| What is needed |
State the number of lines below in which the word "React" appears. Nothing else belongs in the answer.

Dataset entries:
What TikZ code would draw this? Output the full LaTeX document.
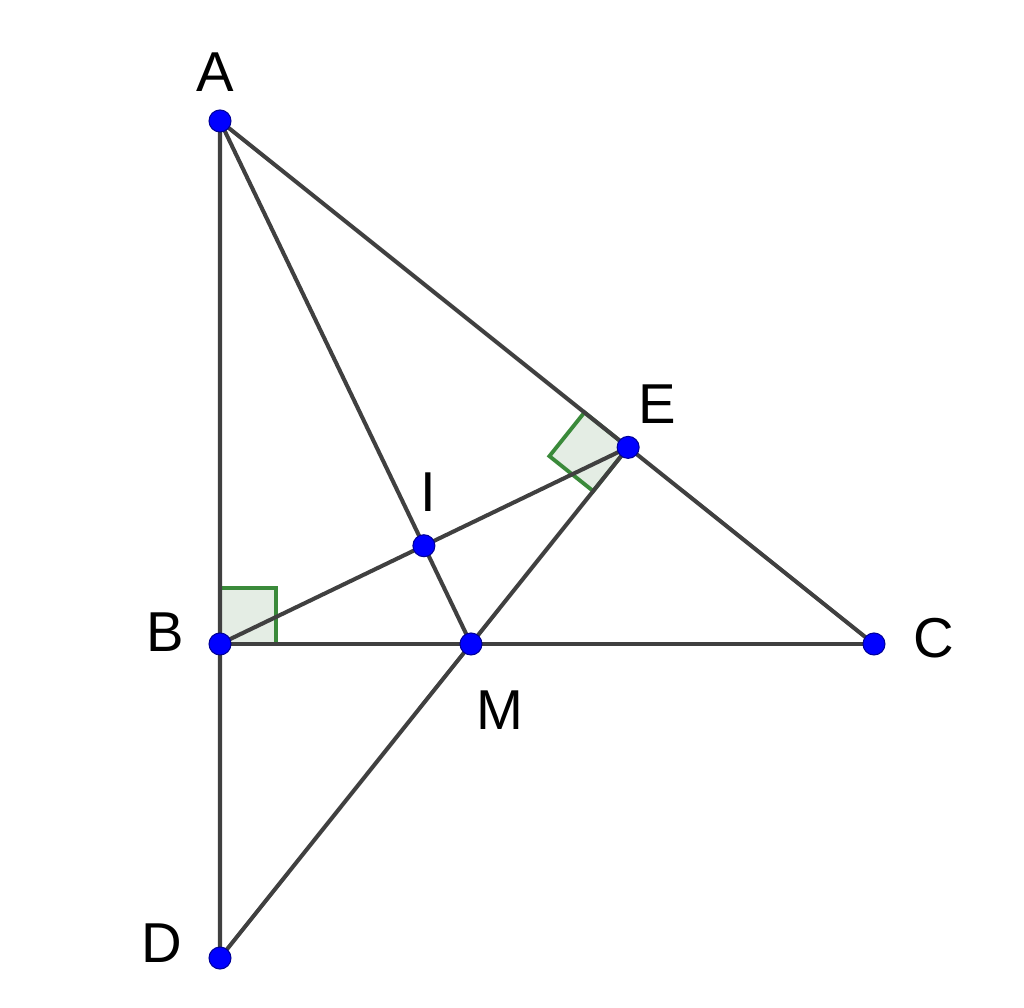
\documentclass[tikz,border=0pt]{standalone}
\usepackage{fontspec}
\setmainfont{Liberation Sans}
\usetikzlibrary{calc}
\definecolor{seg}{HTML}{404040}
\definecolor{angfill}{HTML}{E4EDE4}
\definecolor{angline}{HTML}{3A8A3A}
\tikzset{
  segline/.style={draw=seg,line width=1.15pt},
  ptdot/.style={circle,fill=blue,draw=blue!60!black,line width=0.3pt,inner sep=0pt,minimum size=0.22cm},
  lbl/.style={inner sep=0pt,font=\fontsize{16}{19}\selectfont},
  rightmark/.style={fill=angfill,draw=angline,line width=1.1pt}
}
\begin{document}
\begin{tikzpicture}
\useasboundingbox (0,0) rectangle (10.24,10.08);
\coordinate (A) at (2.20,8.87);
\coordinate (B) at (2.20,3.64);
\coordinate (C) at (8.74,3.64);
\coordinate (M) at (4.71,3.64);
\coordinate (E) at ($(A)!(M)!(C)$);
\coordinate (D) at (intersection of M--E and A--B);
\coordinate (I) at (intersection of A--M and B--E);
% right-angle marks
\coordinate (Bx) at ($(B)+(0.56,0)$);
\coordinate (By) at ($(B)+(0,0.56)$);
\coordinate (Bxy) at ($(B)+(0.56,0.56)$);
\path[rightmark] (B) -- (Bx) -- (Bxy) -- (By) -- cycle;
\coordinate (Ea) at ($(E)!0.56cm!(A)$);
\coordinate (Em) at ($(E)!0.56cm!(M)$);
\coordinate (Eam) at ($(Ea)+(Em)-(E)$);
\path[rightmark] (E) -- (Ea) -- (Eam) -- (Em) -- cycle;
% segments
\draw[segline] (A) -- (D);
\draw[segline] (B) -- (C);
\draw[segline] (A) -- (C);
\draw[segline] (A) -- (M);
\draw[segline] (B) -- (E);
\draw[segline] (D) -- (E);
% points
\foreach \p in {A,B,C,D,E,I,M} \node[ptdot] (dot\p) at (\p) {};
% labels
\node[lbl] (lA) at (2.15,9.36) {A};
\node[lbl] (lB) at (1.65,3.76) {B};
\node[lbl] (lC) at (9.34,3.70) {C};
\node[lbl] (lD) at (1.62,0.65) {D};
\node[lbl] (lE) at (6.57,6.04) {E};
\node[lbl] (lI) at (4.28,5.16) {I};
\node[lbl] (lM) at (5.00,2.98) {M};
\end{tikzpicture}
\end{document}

...

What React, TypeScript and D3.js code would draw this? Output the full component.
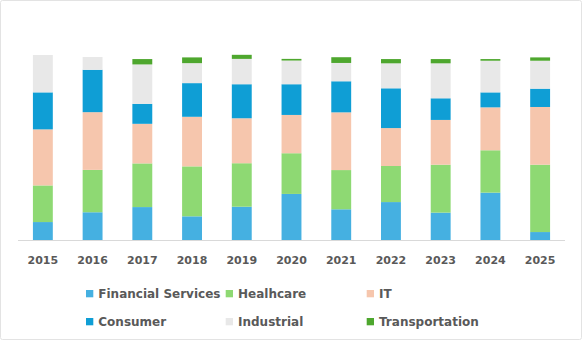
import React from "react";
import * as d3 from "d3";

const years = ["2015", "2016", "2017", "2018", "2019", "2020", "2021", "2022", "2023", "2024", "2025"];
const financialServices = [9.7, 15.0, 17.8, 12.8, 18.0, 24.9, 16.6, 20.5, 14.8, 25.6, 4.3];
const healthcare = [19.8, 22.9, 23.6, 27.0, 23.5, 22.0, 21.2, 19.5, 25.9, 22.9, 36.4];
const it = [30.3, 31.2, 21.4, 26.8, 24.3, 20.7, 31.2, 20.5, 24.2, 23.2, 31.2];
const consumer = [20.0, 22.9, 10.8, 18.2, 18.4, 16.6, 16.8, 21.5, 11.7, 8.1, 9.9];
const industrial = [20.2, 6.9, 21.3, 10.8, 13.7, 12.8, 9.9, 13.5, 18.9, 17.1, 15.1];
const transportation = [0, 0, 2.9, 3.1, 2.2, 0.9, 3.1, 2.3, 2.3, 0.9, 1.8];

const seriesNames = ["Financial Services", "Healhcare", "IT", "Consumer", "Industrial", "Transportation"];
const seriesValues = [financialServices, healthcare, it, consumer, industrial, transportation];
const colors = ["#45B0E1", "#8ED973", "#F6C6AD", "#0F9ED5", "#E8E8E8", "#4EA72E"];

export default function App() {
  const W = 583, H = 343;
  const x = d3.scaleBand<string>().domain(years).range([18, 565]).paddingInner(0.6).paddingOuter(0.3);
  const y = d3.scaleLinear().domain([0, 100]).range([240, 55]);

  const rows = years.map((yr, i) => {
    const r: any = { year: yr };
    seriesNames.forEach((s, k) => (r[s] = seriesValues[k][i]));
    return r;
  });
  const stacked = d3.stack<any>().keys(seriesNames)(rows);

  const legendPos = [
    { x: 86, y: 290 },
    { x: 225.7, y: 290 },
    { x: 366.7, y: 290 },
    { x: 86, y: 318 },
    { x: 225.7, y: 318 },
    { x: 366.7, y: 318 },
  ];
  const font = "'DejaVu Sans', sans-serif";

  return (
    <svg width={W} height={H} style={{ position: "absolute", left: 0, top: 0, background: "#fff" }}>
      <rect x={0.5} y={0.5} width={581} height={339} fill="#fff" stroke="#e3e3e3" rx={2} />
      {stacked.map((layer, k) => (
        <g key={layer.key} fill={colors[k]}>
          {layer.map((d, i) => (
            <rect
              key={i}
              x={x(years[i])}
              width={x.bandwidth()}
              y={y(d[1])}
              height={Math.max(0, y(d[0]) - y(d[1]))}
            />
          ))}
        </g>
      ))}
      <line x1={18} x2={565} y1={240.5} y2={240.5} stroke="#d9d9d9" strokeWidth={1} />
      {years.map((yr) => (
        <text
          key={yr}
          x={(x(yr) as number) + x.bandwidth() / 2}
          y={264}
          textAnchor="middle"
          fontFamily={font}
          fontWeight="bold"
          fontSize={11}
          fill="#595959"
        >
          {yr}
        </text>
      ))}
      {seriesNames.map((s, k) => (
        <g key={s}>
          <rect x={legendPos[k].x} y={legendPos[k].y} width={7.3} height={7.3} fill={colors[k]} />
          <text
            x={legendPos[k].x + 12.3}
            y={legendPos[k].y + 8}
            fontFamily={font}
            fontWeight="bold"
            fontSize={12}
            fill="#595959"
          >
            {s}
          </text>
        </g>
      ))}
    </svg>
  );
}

| Final result |
2